The information would have been used to conduct a third-party peer review of the study’s findings.
“Based on this development, we can no longer vouch for the veracity of the primary data sources,” The Lancet said in a statement. “Due to this unfortunate development, the authors request that the paper be retracted.”
The WHO has endorsed the operation of all arms of the Solidarity Trial, including hydroxychloroquine.
“[This] will apply in South Africa too once the trial gets underway, provided the restarting of the arm is approved by the South African Health Products Regulatory Authority, and assuming there is no new information on hydroxychloroquine before we start,” Nel said.
Medical researchers looked at how hydroxychloroquine affects the cells in a laboratory setting. It showed a lot of promise. “It seemed to interfere with the virus’ ability to replicate and spread. For that reason, it was highlighted as one of the potential candidates to be used.”
Recommendations from the WHO, South African health regulatory bodies and guidelines from around the world all highlight the need to thoroughly study the drug in a trial, rather than just using it in the field without proper testing, Nel noted.
Although hydroxychloroquine has been used on Covid-19 patients in hospitals, “we haven’t enrolled any patients yet.
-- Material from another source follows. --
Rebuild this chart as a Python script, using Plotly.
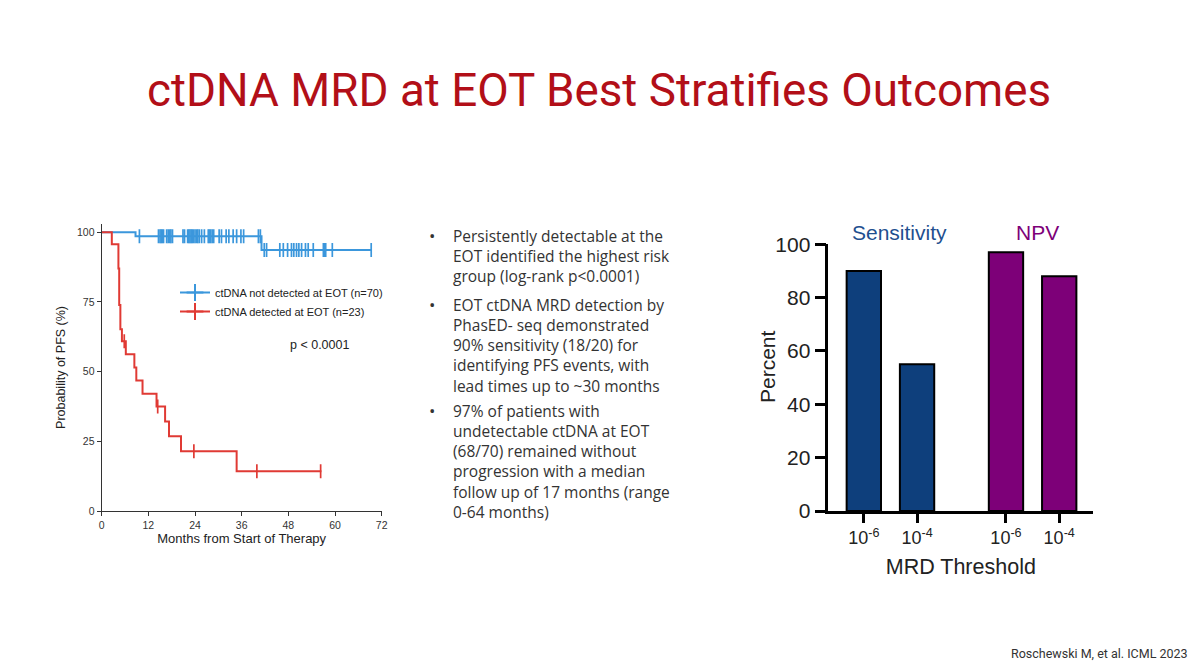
import plotly.graph_objects as go

# ---- Kaplan-Meier data ----
red_step_t = [0, 2.6, 4.3, 4.5, 4.8, 5.2, 6.2, 8.4, 8.9, 10.5, 14.1, 16.3, 17.3, 20.4, 34.7, 56.5]
red_step_s = [100, 95.7, 87.0, 73.9, 65.2, 60.9, 56.2, 51.5, 46.8, 42.1, 37.5, 32.1, 26.8, 21.4, 14.3, 14.3]
red_cens_t = [5.8, 14.4, 23.7, 39.9, 56.3]
red_cens_s = [60.9, 37.5, 21.4, 14.3, 14.3]

blue_step_t = [0, 8.7, 41.1, 69.5]
blue_step_s = [100, 98.6, 93.6, 93.6]
blue_cens_hi = [9.7, 14.6, 15.0, 15.3, 15.6, 15.9, 16.7, 17.1, 17.5, 17.8, 18.2, 20.9, 21.3,
                22.1, 22.4, 22.7, 23.0, 23.3, 23.6, 24.0, 24.4, 24.7, 25.1, 25.7, 26.4, 27.4,
                27.7, 28.0, 28.4, 28.8, 30.2, 30.8, 32.0, 32.7, 33.8, 34.7, 35.8, 36.5, 40.3, 40.8]
blue_cens_lo = [41.8, 42.4, 45.8, 46.7, 47.8, 48.8, 49.4, 50.1, 50.7, 51.4, 52.4, 53.1, 54.4,
                57.0, 57.3, 57.6, 59.3, 69.3]
km_labels = ["ctDNA not detected at EOT (n=70)", "ctDNA detected at EOT (n=23)"]

# ---- bar chart data ----
bar_pos = [1, 2, 3.67, 4.67]
bar_vals = [90, 55, 97, 88]
bar_ticks = ["10<sup>-6</sup>", "10<sup>-4</sup>", "10<sup>-6</sup>", "10<sup>-4</sup>"]
bar_cols = ["#0e3f7c", "#0e3f7c", "#7d0078", "#7d0078"]

bullets = [
    "Persistently detectable at the<br>EOT identified the highest risk<br>group (log-rank p<0.0001)",
    "EOT ctDNA MRD detection by<br>PhasED- seq demonstrated<br>90% sensitivity (18/20) for<br>identifying PFS events, with<br>lead times up to ~30 months",
    "97% of patients with<br>undetectable ctDNA at EOT<br>(68/70) remained without<br>progression with a median<br>follow up of 17 months (range<br>0-64 months)",
]
bullet_y = [235, 304, 410]   # centre of each bullet's first line, px from top

BLUE = "#3b97dc"
RED = "#e03a34"
km_font = "Liberation Sans, Arial, sans-serif"
# the page puts the plot 8px in from the top-left corner
OX, OY = 8, 8
W, H = 1200 - OX, 668 - OY


def px(x, y):
    return (x - OX) / W, 1 - (y - OY) / H


fig = go.Figure()

# KM curves
fig.add_trace(go.Scatter(x=blue_step_t, y=blue_step_s, mode="lines", line=dict(color=BLUE, width=2, shape="hv"),
                         showlegend=False, xaxis="x", yaxis="y"))
fig.add_trace(go.Scatter(x=red_step_t, y=red_step_s, mode="lines", line=dict(color=RED, width=2, shape="hv"),
                         showlegend=False, xaxis="x", yaxis="y"))
fig.add_trace(go.Scatter(x=blue_cens_hi + blue_cens_lo,
                         y=[blue_step_s[1]] * len(blue_cens_hi) + [blue_step_s[2]] * len(blue_cens_lo),
                         mode="markers", marker=dict(symbol="line-ns", size=10, line=dict(color=BLUE, width=1.7)),
                         showlegend=False, xaxis="x", yaxis="y"))
fig.add_trace(go.Scatter(x=red_cens_t, y=red_cens_s, mode="markers",
                         marker=dict(symbol="line-ns", size=10, line=dict(color=RED, width=1.7)),
                         showlegend=False, xaxis="x", yaxis="y"))
# legend entries
for name, col in zip(km_labels, [BLUE, RED]):
    fig.add_trace(go.Scatter(x=[None], y=[None], mode="lines+markers", name=name,
                             line=dict(color=col, width=2),
                             marker=dict(symbol="cross-thin", size=12, line=dict(color=col, width=2)),
                             xaxis="x", yaxis="y"))

# bars
fig.add_trace(go.Bar(x=bar_pos, y=bar_vals, width=0.645, marker=dict(color=bar_cols, line=dict(color="black", width=2)),
                     showlegend=False, xaxis="x2", yaxis="y2"))


def note(text, x, y, size, color, family, xanchor="center", yanchor="middle", align="center", angle=0):
    ax, ay = px(x, y)
    return dict(text=text, x=ax, y=ay, xref="paper", yref="paper", xanchor=xanchor, yanchor=yanchor,
                align=align, showarrow=False, textangle=angle, font=dict(family=family, size=size, color=color))


annotations = [
    note("ctDNA MRD at EOT Best Stratifies Outcomes", 599, 91, 45.8, "#b20f18", "Roboto"),
    note("p < 0.0001", 288, 345, 12.5, "#222", km_font, xanchor="left"),
    note("Sensitivity", 899, 233, 21, "#1f4f8f", km_font),
    note("NPV", 1037, 233, 21, "#7d0078", km_font),
    note("Percent", 767, 367, 21, "#222", km_font, angle=-90),
    note("Roschewski M, et al. ICML 2023", 1190, 653, 12.5, "#333", "Roboto", xanchor="right"),
]
for txt, yy in zip(bullets, bullet_y):
    annotations.append(note("•", 432, yy, 17, "#333", "Open Sans"))
    annotations.append(note(txt, 451, yy - 12, 15.5, "#333", "Open Sans", xanchor="left", yanchor="top",
                            align="left"))

lx, ly = px(175, 278)
fig.update_layout(
    width=W, height=H,
    margin=dict(l=0, r=0, t=0, b=0, autoexpand=False),
    paper_bgcolor="white", plot_bgcolor="white",
    annotations=annotations,
    legend=dict(x=lx, y=ly, xanchor="left", yanchor="top", bgcolor="rgba(0,0,0,0)",
                font=dict(family=km_font, size=11, color="#222"), itemwidth=30, tracegroupgap=0),
    xaxis=dict(domain=[px(101.7, 0)[0], px(381.7, 0)[0]], range=[0, 72], tickvals=[0, 12, 24, 36, 48, 60, 72],
               showgrid=False, zeroline=False, showline=True, linecolor="#333", linewidth=1.2,
               ticks="outside", ticklen=4, tickcolor="#333", tickfont=dict(family=km_font, size=10.5, color="#333"),
               title=dict(text="Months from Start of Therapy", font=dict(family=km_font, size=13, color="#222"),
                          standoff=1), anchor="y"),
    yaxis=dict(domain=[px(0, 511)[1], px(0, 223.9)[1]], range=[0, 103], tickvals=[0, 25, 50, 75, 100],
               showgrid=False, zeroline=False, showline=True, linecolor="#333", linewidth=1.2,
               ticks="outside", ticklen=4, tickcolor="#333", tickfont=dict(family=km_font, size=10.5, color="#333"),
               title=dict(text="Probability of PFS (%)", font=dict(family=km_font, size=12.5, color="#222"),
                          standoff=8), anchor="x"),
    xaxis2=dict(domain=[px(828.3, 0)[0], px(1093.3, 0)[0]], range=[0.333, 5.31], tickvals=bar_pos,
                ticktext=bar_ticks,
                showgrid=False, zeroline=False, showline=True, linecolor="black", linewidth=2.5,
                ticks="outside", ticklen=9, tickwidth=2.5, tickcolor="black",
                tickfont=dict(family=km_font, size=18, color="#222"),
                title=dict(text="MRD Threshold", font=dict(family=km_font, size=21.5, color="#222"), standoff=12),
                anchor="y2"),
    yaxis2=dict(domain=[px(0, 511)[1], px(0, 244.3)[1]], range=[0, 100], tickvals=[0, 20, 40, 60, 80, 100],
                showgrid=False, zeroline=False, showline=True, linecolor="black", linewidth=2.5,
                ticks="outside", ticklen=11, tickwidth=2.5, tickcolor="black",
                tickfont=dict(family=km_font, size=21, color="#222"), anchor="x2"),
)

fig.write_html("out.html")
We haven’t used it in a trial at all,” he said.
Prophylactic for healthcare workers
Bruce Biccard, deputy head of the Department of Anaesthesia at the University of Cape Town, said they will soon start a trial that will focus on the effectiveness of chloroquine in protecting healthcare workers from Covid-19.
The trial is run by a group of scientists and physicians under the Covid-19 research outcomes worldwide network (Crown). “It has been approved in the United States of America, United Kingdom, South Africa, Zambia and Ireland,” Biccard said.
They’ve chosen chloroquine because of its accessibility and because it concentrates on the lungs, which makes it a good treatment for Covid-19.
Biccard explained that the focus on frontline healthcare workers is because of the shortage of human resources on the continent.
“If healthcare workers get sick with Covid-19, it really attacks the system that provides care. [If they test positive] and they [are] out of the system for two weeks, that has a huge implication,” he said.
He also highlighted the distinction between The Lancet study, in which chloroquine was given in high doses to sick people, and this trial, which will give chloroquine in low doses to healthy participants.
Biccard has linked with hospital and community care researchers to assist them in reaching and covering a large number of healthcare workers in South Africa.